Ferreira, who lost his legs when he stepped on an IED while serving the country in Afghanistan in 2011, said in an interview Monday he typically books an exit row seat for the extra leg room and never had an issue sitting there until he boarded the Delta flight in May.
Crew on the plane are supposed to ask fliers sitting in an emergency row if they can jump into action in the event of an issue with flight, but Ferreira, who had shorts on, claimed a flight attendant asked him to move seats.
A captain also backed that request up, and Ferreira, 36, moved without incident, according to the lawsuit. Still, the married father of two said he was left stunned and embarrassed.

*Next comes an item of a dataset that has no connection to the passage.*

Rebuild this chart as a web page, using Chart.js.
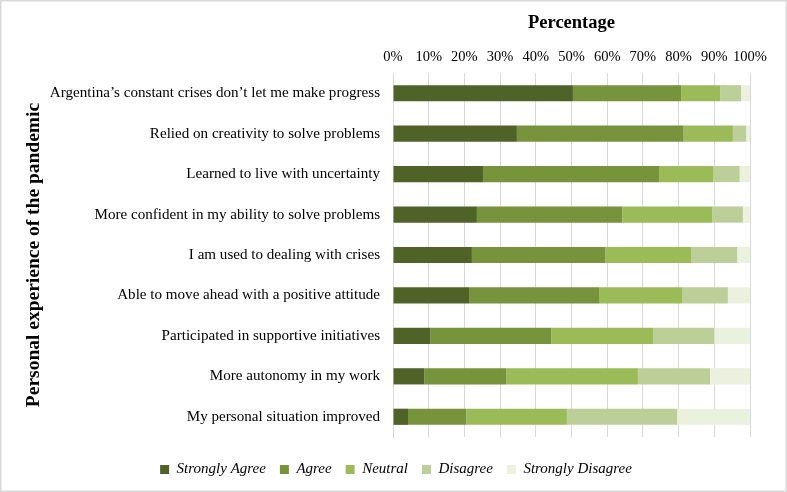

His lawyer, Norman Steiner, provided a letter to The Post this week that showed Delta wrote to Ferreira about two weeks after the flight, and apologized to him then.
“For clarification, passengers using prosthetics are not prohibited from sitting in an exit row,” the letter states.
“So long as the passenger verbally communicates their willingness and ability to assist in an evacuation should one become necessary, the passenger should be allowed to remain in the exit row.”
The legal action filed in Queens state Supreme Court is seeking unspecified damages, but Steiner and Ferreira said they want to ensure Ferreira’s experience isn’t repeated.
“I felt like I was viewed as a liability, not as a United States Marine, not as a police officer, not as a father of two, not as a person who golfs and skydives and shoots and does all sorts of stuff,” Ferreira said Monday.